Tenter de prouver l’existence d’une publicité comparative à l’aide de photographies est risqué, notamment en raison de l’absence de date certaine.

L’article L 122.5 du code de la consommation

Si l’article L 122.5 du code de la consommation dispose que «’L’annonceur pour le compte duquel la publicité comparative est diffusée doit être en mesure de prouver dans un bref délai l’exactitude matérielle des énonciations, indications et présentations contenues dans la publicité’», encore convient-il que la preuve de la diffusion d’une telle publicité soit établie.

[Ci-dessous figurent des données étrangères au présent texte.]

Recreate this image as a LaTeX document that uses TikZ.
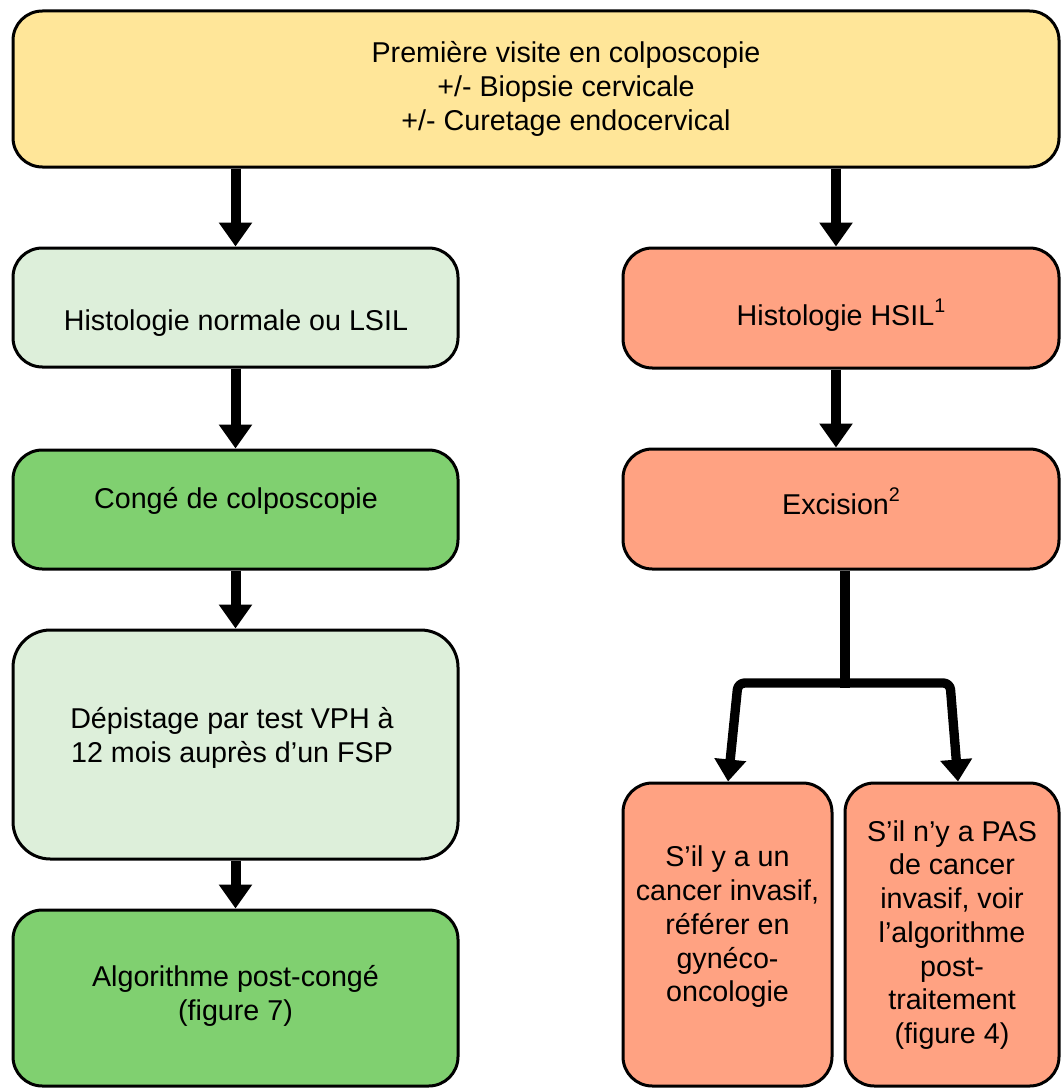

Question de la date certaine des photographies

Or, en l’espèce, si les photos versées aux débats sont recevables, force est de constater qu’elles sont soit illisibles, soit ne permettent pas d’établir la date et le lieu de leur diffusion effective.

Par ailleurs, s’il résulte de la sommation interpellative dressée que des publicités comparatives avec les magasins de l’enseigne Monoprix sont présentes dans le magasin Simply, aucune précision n’est donnée sur une publicité comparative précise pouvant être discutée.

Preuve défaillante

En conséquence, les sociétés Monoprix échouant à rapporter la preuve d’une publicité comparative précise, ne peuvent qu’être déboutées de leurs demandes de réparation fondées sur les publicités comparatives illicites qu’elles imputent à la société Auchan, notamment le dénigrement de l’enseigne Monoprix et le détournement de clientèle.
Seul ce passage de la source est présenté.